__Prompt__.
Restate each of the lines below word for word and drop every picture.

--- start ---

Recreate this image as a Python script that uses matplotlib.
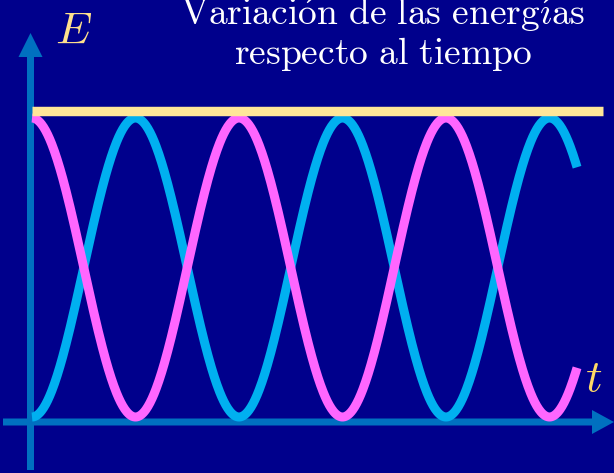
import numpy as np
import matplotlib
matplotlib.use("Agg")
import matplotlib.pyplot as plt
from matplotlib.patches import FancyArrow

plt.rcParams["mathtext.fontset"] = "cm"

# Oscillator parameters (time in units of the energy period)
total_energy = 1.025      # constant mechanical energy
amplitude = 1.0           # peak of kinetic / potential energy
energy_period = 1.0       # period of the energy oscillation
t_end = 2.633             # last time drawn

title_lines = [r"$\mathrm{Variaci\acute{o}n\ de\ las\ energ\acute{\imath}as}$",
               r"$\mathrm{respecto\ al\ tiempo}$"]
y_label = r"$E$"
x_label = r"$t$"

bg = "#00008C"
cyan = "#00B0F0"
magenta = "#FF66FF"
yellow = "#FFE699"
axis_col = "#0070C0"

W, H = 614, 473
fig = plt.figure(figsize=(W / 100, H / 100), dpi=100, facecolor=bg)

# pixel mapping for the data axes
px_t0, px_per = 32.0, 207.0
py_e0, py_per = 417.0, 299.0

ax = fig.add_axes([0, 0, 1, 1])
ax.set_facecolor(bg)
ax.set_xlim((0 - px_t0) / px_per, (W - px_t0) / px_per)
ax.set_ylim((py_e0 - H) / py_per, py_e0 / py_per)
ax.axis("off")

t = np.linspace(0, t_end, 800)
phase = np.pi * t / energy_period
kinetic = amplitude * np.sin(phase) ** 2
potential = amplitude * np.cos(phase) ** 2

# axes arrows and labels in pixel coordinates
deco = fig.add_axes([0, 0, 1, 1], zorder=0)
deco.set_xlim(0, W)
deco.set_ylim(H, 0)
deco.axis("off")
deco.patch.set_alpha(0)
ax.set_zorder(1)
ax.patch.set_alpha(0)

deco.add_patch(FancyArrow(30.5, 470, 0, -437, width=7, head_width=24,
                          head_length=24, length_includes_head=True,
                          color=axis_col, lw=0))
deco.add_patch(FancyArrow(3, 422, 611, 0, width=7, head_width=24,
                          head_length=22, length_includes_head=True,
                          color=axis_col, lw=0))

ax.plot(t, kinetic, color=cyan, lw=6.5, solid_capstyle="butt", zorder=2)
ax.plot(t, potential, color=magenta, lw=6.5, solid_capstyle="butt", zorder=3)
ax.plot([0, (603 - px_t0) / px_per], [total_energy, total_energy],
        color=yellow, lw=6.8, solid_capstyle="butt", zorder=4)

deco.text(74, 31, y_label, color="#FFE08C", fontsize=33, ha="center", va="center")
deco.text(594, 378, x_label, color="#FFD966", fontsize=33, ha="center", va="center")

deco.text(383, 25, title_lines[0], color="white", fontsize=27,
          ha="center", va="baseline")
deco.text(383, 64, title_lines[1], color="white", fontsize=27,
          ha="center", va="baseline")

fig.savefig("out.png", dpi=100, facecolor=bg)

--- end ---

__Written reply__.
Recreate this image as a Python script that uses matplotlib.
import numpy as np
import matplotlib
matplotlib.use("Agg")
import matplotlib.pyplot as plt
from matplotlib.patches import FancyArrow

plt.rcParams["mathtext.fontset"] = "cm"

# Oscillator parameters (time in units of the energy period)
total_energy = 1.025      # constant mechanical energy
amplitude = 1.0           # peak of kinetic / potential energy
energy_period = 1.0       # period of the energy oscillation
t_end = 2.633             # last time drawn

title_lines = [r"$\mathrm{Variaci\acute{o}n\ de\ las\ energ\acute{\imath}as}$",
               r"$\mathrm{respecto\ al\ tiempo}$"]
y_label = r"$E$"
x_label = r"$t$"

bg = "#00008C"
cyan = "#00B0F0"
magenta = "#FF66FF"
yellow = "#FFE699"
axis_col = "#0070C0"

W, H = 614, 473
fig = plt.figure(figsize=(W / 100, H / 100), dpi=100, facecolor=bg)

# pixel mapping for the data axes
px_t0, px_per = 32.0, 207.0
py_e0, py_per = 417.0, 299.0

ax = fig.add_axes([0, 0, 1, 1])
ax.set_facecolor(bg)
ax.set_xlim((0 - px_t0) / px_per, (W - px_t0) / px_per)
ax.set_ylim((py_e0 - H) / py_per, py_e0 / py_per)
ax.axis("off")

t = np.linspace(0, t_end, 800)
phase = np.pi * t / energy_period
kinetic = amplitude * np.sin(phase) ** 2
potential = amplitude * np.cos(phase) ** 2

# axes arrows and labels in pixel coordinates
deco = fig.add_axes([0, 0, 1, 1], zorder=0)
deco.set_xlim(0, W)
deco.set_ylim(H, 0)
deco.axis("off")
deco.patch.set_alpha(0)
ax.set_zorder(1)
ax.patch.set_alpha(0)

deco.add_patch(FancyArrow(30.5, 470, 0, -437, width=7, head_width=24,
                          head_length=24, length_includes_head=True,
                          color=axis_col, lw=0))
deco.add_patch(FancyArrow(3, 422, 611, 0, width=7, head_width=24,
                          head_length=22, length_includes_head=True,
                          color=axis_col, lw=0))

ax.plot(t, kinetic, color=cyan, lw=6.5, solid_capstyle="butt", zorder=2)
ax.plot(t, potential, color=magenta, lw=6.5, solid_capstyle="butt", zorder=3)
ax.plot([0, (603 - px_t0) / px_per], [total_energy, total_energy],
        color=yellow, lw=6.8, solid_capstyle="butt", zorder=4)

deco.text(74, 31, y_label, color="#FFE08C", fontsize=33, ha="center", va="center")
deco.text(594, 378, x_label, color="#FFD966", fontsize=33, ha="center", va="center")

deco.text(383, 25, title_lines[0], color="white", fontsize=27,
          ha="center", va="baseline")
deco.text(383, 64, title_lines[1], color="white", fontsize=27,
          ha="center", va="baseline")

fig.savefig("out.png", dpi=100, facecolor=bg)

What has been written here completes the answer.